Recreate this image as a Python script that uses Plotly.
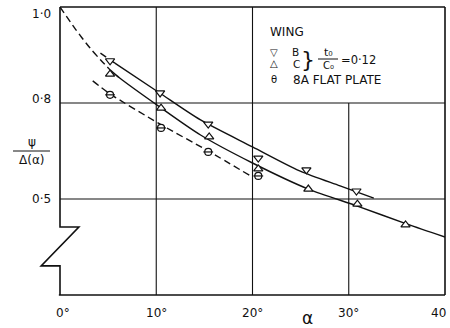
import numpy as np
import plotly.graph_objects as go

# Measured points: incidence alpha (deg) against psi / Delta(alpha)
alpha_b = [5.2, 10.4, 15.4, 20.6, 25.6, 30.8]
ratio_b = [0.888, 0.821, 0.734, 0.628, 0.591, 0.525]

alpha_c = [5.2, 10.5, 15.5, 20.6, 25.8, 30.9, 35.9]
ratio_c = [0.860, 0.784, 0.694, 0.594, 0.531, 0.484, 0.419]

alpha_8a = [5.2, 10.5, 15.4, 20.6]
ratio_8a = [0.817, 0.722, 0.647, 0.572]

# Faired curves through each set of points
curve_b_alpha = [4.2, 5.7, 10.2, 14.6, 20.0, 24.9, 29.1, 32.6]
curve_b_ratio = [0.904, 0.883, 0.823, 0.747, 0.663, 0.588, 0.541, 0.503]
curve_b_dashed_until = 1

curve_c_alpha = [0.0, 1.6, 3.1, 4.2, 5.2, 6.2, 10.2, 14.6, 20.0, 25.8, 30.9, 36.0, 40.0]
curve_c_ratio = [1.0, 0.954, 0.915, 0.890, 0.869, 0.852, 0.791, 0.700, 0.6125, 0.531, 0.478, 0.422, 0.381]
curve_c_dashed_until = 4

curve_8a_alpha = [3.4, 5.2, 10.4, 15.4, 19.8]
curve_8a_ratio = [0.846, 0.819, 0.734, 0.650, 0.572]

x_ticks = [0, 10, 20, 30, 40]
x_tick_text = ["0°", "10°", "20°", "30°", "40"]
y_ticks = [1.0, 0.8, 0.5]
y_tick_text = ["1·0", "0·8", "0·5"]

# The ordinate is drawn on a broken scale: equal grid spacing for 1.0-0.8,
# 0.8-0.5 and the truncated strip below 0.5.
SCALE_VALUES = [0.2, 0.5, 0.8, 1.0]
SCALE_POS = [-1.0, 0.0, 1.0, 2.0]


def to_axis(v):
    return np.interp(np.asarray(v, dtype=float), SCALE_VALUES, SCALE_POS)


INK = "#111111"
FONT = "DejaVu Sans"
DASH = "7px,4px"

fig = go.Figure()


def add_line(xs, ys, dash=None):
    fig.add_trace(go.Scatter(
        x=xs, y=to_axis(ys), mode="lines",
        line=dict(color=INK, width=1.4, dash=dash, shape="spline", smoothing=0.8),
        hoverinfo="skip", showlegend=False))


# wing B
add_line(curve_b_alpha[:curve_b_dashed_until + 1], curve_b_ratio[:curve_b_dashed_until + 1], DASH)
add_line(curve_b_alpha[curve_b_dashed_until:], curve_b_ratio[curve_b_dashed_until:])
# wing C
add_line(curve_c_alpha[:curve_c_dashed_until + 1], curve_c_ratio[:curve_c_dashed_until + 1], DASH)
add_line(curve_c_alpha[curve_c_dashed_until:], curve_c_ratio[curve_c_dashed_until:])
# 8A flat plate
add_line(curve_8a_alpha, curve_8a_ratio, DASH)


def add_points(xs, ys, symbol, size=7):
    fig.add_trace(go.Scatter(
        x=xs, y=to_axis(ys), mode="markers",
        marker=dict(symbol=symbol, size=size, color="white",
                    line=dict(color=INK, width=1.2)),
        showlegend=False))


add_points(alpha_b, ratio_b, "triangle-down", 8)
add_points(alpha_c, ratio_c, "triangle-up", 8)
add_points(alpha_8a, ratio_8a, "circle", 7)
add_points(alpha_8a, ratio_8a, "line-ew", 7)

shapes = []
frame = dict(color=INK, width=1.6)
grid = dict(color=INK, width=1.1)

# grid lines
for xv in (10, 20):
    shapes.append(dict(type="line", xref="x", yref="paper", x0=xv, x1=xv, y0=0, y1=1, line=grid))
shapes.append(dict(type="line", xref="x", yref="y", x0=30, x1=30,
                   y0=float(to_axis(0.2)), y1=float(to_axis(0.8)), line=grid))
for yv in (0.8, 0.5):
    yy = float(to_axis(yv))
    shapes.append(dict(type="line", xref="paper", yref="y", x0=0, x1=1, y0=yy, y1=yy, line=grid))

# frame with the broken ordinate
shapes.append(dict(type="line", xref="paper", yref="paper", x0=0, x1=1, y0=1, y1=1, line=frame))
shapes.append(dict(type="line", xref="paper", yref="paper", x0=1, x1=1, y0=0, y1=1, line=frame))
shapes.append(dict(type="line", xref="paper", yref="paper", x0=-0.003, x1=1, y0=0, y1=0, line=frame))
shapes.append(dict(type="path", xref="paper", yref="paper",
                   path="M 0 1 L 0 0.236 L 0.049 0.236 L -0.049 0.101 L 0 0.101 L 0 0",
                   line=frame))

# fraction bar of the ordinate title
shapes.append(dict(type="line", xref="paper", yref="paper",
                   x0=-0.122, x1=-0.026, y0=0.5, y1=0.5, line=dict(color=INK, width=1)))

annotations = []
for xv, txt in zip(x_ticks, x_tick_text):
    anchor = "right" if xv == 40 else "center"
    shift = 3 if xv in (0, 40) else 0
    annotations.append(dict(x=xv, y=0, xref="x", yref="paper", text=txt, showarrow=False,
                            xanchor=anchor, yanchor="top", yshift=-9, xshift=shift,
                            font=dict(family=FONT, size=12, color=INK)))
for yv, txt, ys in zip(y_ticks, y_tick_text, (-7, 4, 0)):
    annotations.append(dict(x=0, y=float(to_axis(yv)), xref="paper", yref="y", text=txt,
                            showarrow=False, xanchor="right", yanchor="middle",
                            xshift=-7, yshift=ys, font=dict(family=FONT, size=12, color=INK)))

annotations.append(dict(x=-0.074, y=0.5, xref="paper", yref="paper", text="ψ", showarrow=False,
                        xanchor="center", yanchor="bottom", yshift=0,
                        font=dict(family=FONT, size=12, color=INK)))
annotations.append(dict(x=-0.074, y=0.5, xref="paper", yref="paper", text="Δ(α)", showarrow=False,
                        xanchor="center", yanchor="top", yshift=0,
                        font=dict(family=FONT, size=12, color=INK)))
annotations.append(dict(x=25.7, y=(295 - 318) / 288, xref="x", yref="paper", text="α",
                        showarrow=False, xanchor="center", yanchor="middle",
                        font=dict(family=FONT, size=17, color=INK)))


# key in the upper right cell
def key_text(px, py, txt, size=11, anchor="left"):
    annotations.append(dict(x=(px - 60) / 385, y=(295 - py) / 288, xref="paper", yref="paper",
                            text=txt, showarrow=False, xanchor=anchor, yanchor="middle",
                            borderpad=0, font=dict(family=FONT, size=size, color=INK)))


key_text(269, 32, "WING", 12)
key_text(274, 52, "▽", 10, "center")
key_text(291, 52, "B", 10.5)
key_text(274, 64, "△", 10, "center")
key_text(292, 64, "C", 10.5)
key_text(274, 79.5, "θ", 10, "center")
key_text(292, 79.5, "8A FLAT PLATE", 12)
key_text(308, 59, "}", 22, "center")
key_text(328, 52, "t₀", 11, "center")
key_text(328, 65.5, "C₀", 10, "center")
key_text(340, 60, "=0·12", 11.5)
shapes.append(dict(type="line", xref="paper", yref="paper",
                   x0=(318 - 60) / 385, x1=(338 - 60) / 385,
                   y0=(295 - 59) / 288, y1=(295 - 59) / 288, line=dict(color=INK, width=1)))

fig.update_layout(
    width=450, height=328,
    margin=dict(l=60, r=5, t=7, b=33),
    paper_bgcolor="white", plot_bgcolor="white",
    xaxis=dict(range=[0, 40], showgrid=False, zeroline=False, showline=False,
               showticklabels=False, ticks=""),
    yaxis=dict(range=[-1, 2], showgrid=False, zeroline=False, showline=False,
               showticklabels=False, ticks=""),
    shapes=shapes, annotations=annotations,
    showlegend=False,
)

fig.write_html("out.html")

- - - -

What needs to be done
Omit the pictures, then output the rest of the listing exactly.

Task output
Recreate this image as a Python script that uses Plotly.
import numpy as np
import plotly.graph_objects as go

# Measured points: incidence alpha (deg) against psi / Delta(alpha)
alpha_b = [5.2, 10.4, 15.4, 20.6, 25.6, 30.8]
ratio_b = [0.888, 0.821, 0.734, 0.628, 0.591, 0.525]

alpha_c = [5.2, 10.5, 15.5, 20.6, 25.8, 30.9, 35.9]
ratio_c = [0.860, 0.784, 0.694, 0.594, 0.531, 0.484, 0.419]

alpha_8a = [5.2, 10.5, 15.4, 20.6]
ratio_8a = [0.817, 0.722, 0.647, 0.572]

# Faired curves through each set of points
curve_b_alpha = [4.2, 5.7, 10.2, 14.6, 20.0, 24.9, 29.1, 32.6]
curve_b_ratio = [0.904, 0.883, 0.823, 0.747, 0.663, 0.588, 0.541, 0.503]
curve_b_dashed_until = 1

curve_c_alpha = [0.0, 1.6, 3.1, 4.2, 5.2, 6.2, 10.2, 14.6, 20.0, 25.8, 30.9, 36.0, 40.0]
curve_c_ratio = [1.0, 0.954, 0.915, 0.890, 0.869, 0.852, 0.791, 0.700, 0.6125, 0.531, 0.478, 0.422, 0.381]
curve_c_dashed_until = 4

curve_8a_alpha = [3.4, 5.2, 10.4, 15.4, 19.8]
curve_8a_ratio = [0.846, 0.819, 0.734, 0.650, 0.572]

x_ticks = [0, 10, 20, 30, 40]
x_tick_text = ["0°", "10°", "20°", "30°", "40"]
y_ticks = [1.0, 0.8, 0.5]
y_tick_text = ["1·0", "0·8", "0·5"]

# The ordinate is drawn on a broken scale: equal grid spacing for 1.0-0.8,
# 0.8-0.5 and the truncated strip below 0.5.
SCALE_VALUES = [0.2, 0.5, 0.8, 1.0]
SCALE_POS = [-1.0, 0.0, 1.0, 2.0]


def to_axis(v):
    return np.interp(np.asarray(v, dtype=float), SCALE_VALUES, SCALE_POS)


INK = "#111111"
FONT = "DejaVu Sans"
DASH = "7px,4px"

fig = go.Figure()


def add_line(xs, ys, dash=None):
    fig.add_trace(go.Scatter(
        x=xs, y=to_axis(ys), mode="lines",
        line=dict(color=INK, width=1.4, dash=dash, shape="spline", smoothing=0.8),
        hoverinfo="skip", showlegend=False))


# wing B
add_line(curve_b_alpha[:curve_b_dashed_until + 1], curve_b_ratio[:curve_b_dashed_until + 1], DASH)
add_line(curve_b_alpha[curve_b_dashed_until:], curve_b_ratio[curve_b_dashed_until:])
# wing C
add_line(curve_c_alpha[:curve_c_dashed_until + 1], curve_c_ratio[:curve_c_dashed_until + 1], DASH)
add_line(curve_c_alpha[curve_c_dashed_until:], curve_c_ratio[curve_c_dashed_until:])
# 8A flat plate
add_line(curve_8a_alpha, curve_8a_ratio, DASH)


def add_points(xs, ys, symbol, size=7):
    fig.add_trace(go.Scatter(
        x=xs, y=to_axis(ys), mode="markers",
        marker=dict(symbol=symbol, size=size, color="white",
                    line=dict(color=INK, width=1.2)),
        showlegend=False))


add_points(alpha_b, ratio_b, "triangle-down", 8)
add_points(alpha_c, ratio_c, "triangle-up", 8)
add_points(alpha_8a, ratio_8a, "circle", 7)
add_points(alpha_8a, ratio_8a, "line-ew", 7)

shapes = []
frame = dict(color=INK, width=1.6)
grid = dict(color=INK, width=1.1)

# grid lines
for xv in (10, 20):
    shapes.append(dict(type="line", xref="x", yref="paper", x0=xv, x1=xv, y0=0, y1=1, line=grid))
shapes.append(dict(type="line", xref="x", yref="y", x0=30, x1=30,
                   y0=float(to_axis(0.2)), y1=float(to_axis(0.8)), line=grid))
for yv in (0.8, 0.5):
    yy = float(to_axis(yv))
    shapes.append(dict(type="line", xref="paper", yref="y", x0=0, x1=1, y0=yy, y1=yy, line=grid))

# frame with the broken ordinate
shapes.append(dict(type="line", xref="paper", yref="paper", x0=0, x1=1, y0=1, y1=1, line=frame))
shapes.append(dict(type="line", xref="paper", yref="paper", x0=1, x1=1, y0=0, y1=1, line=frame))
shapes.append(dict(type="line", xref="paper", yref="paper", x0=-0.003, x1=1, y0=0, y1=0, line=frame))
shapes.append(dict(type="path", xref="paper", yref="paper",
                   path="M 0 1 L 0 0.236 L 0.049 0.236 L -0.049 0.101 L 0 0.101 L 0 0",
                   line=frame))

# fraction bar of the ordinate title
shapes.append(dict(type="line", xref="paper", yref="paper",
                   x0=-0.122, x1=-0.026, y0=0.5, y1=0.5, line=dict(color=INK, width=1)))

annotations = []
for xv, txt in zip(x_ticks, x_tick_text):
    anchor = "right" if xv == 40 else "center"
    shift = 3 if xv in (0, 40) else 0
    annotations.append(dict(x=xv, y=0, xref="x", yref="paper", text=txt, showarrow=False,
                            xanchor=anchor, yanchor="top", yshift=-9, xshift=shift,
                            font=dict(family=FONT, size=12, color=INK)))
for yv, txt, ys in zip(y_ticks, y_tick_text, (-7, 4, 0)):
    annotations.append(dict(x=0, y=float(to_axis(yv)), xref="paper", yref="y", text=txt,
                            showarrow=False, xanchor="right", yanchor="middle",
                            xshift=-7, yshift=ys, font=dict(family=FONT, size=12, color=INK)))

annotations.append(dict(x=-0.074, y=0.5, xref="paper", yref="paper", text="ψ", showarrow=False,
                        xanchor="center", yanchor="bottom", yshift=0,
                        font=dict(family=FONT, size=12, color=INK)))
annotations.append(dict(x=-0.074, y=0.5, xref="paper", yref="paper", text="Δ(α)", showarrow=False,
                        xanchor="center", yanchor="top", yshift=0,
                        font=dict(family=FONT, size=12, color=INK)))
annotations.append(dict(x=25.7, y=(295 - 318) / 288, xref="x", yref="paper", text="α",
                        showarrow=False, xanchor="center", yanchor="middle",
                        font=dict(family=FONT, size=17, color=INK)))


# key in the upper right cell
def key_text(px, py, txt, size=11, anchor="left"):
    annotations.append(dict(x=(px - 60) / 385, y=(295 - py) / 288, xref="paper", yref="paper",
                            text=txt, showarrow=False, xanchor=anchor, yanchor="middle",
                            borderpad=0, font=dict(family=FONT, size=size, color=INK)))


key_text(269, 32, "WING", 12)
key_text(274, 52, "▽", 10, "center")
key_text(291, 52, "B", 10.5)
key_text(274, 64, "△", 10, "center")
key_text(292, 64, "C", 10.5)
key_text(274, 79.5, "θ", 10, "center")
key_text(292, 79.5, "8A FLAT PLATE", 12)
key_text(308, 59, "}", 22, "center")
key_text(328, 52, "t₀", 11, "center")
key_text(328, 65.5, "C₀", 10, "center")
key_text(340, 60, "=0·12", 11.5)
shapes.append(dict(type="line", xref="paper", yref="paper",
                   x0=(318 - 60) / 385, x1=(338 - 60) / 385,
                   y0=(295 - 59) / 288, y1=(295 - 59) / 288, line=dict(color=INK, width=1)))

fig.update_layout(
    width=450, height=328,
    margin=dict(l=60, r=5, t=7, b=33),
    paper_bgcolor="white", plot_bgcolor="white",
    xaxis=dict(range=[0, 40], showgrid=False, zeroline=False, showline=False,
               showticklabels=False, ticks=""),
    yaxis=dict(range=[-1, 2], showgrid=False, zeroline=False, showline=False,
               showticklabels=False, ticks=""),
    shapes=shapes, annotations=annotations,
    showlegend=False,
)

fig.write_html("out.html")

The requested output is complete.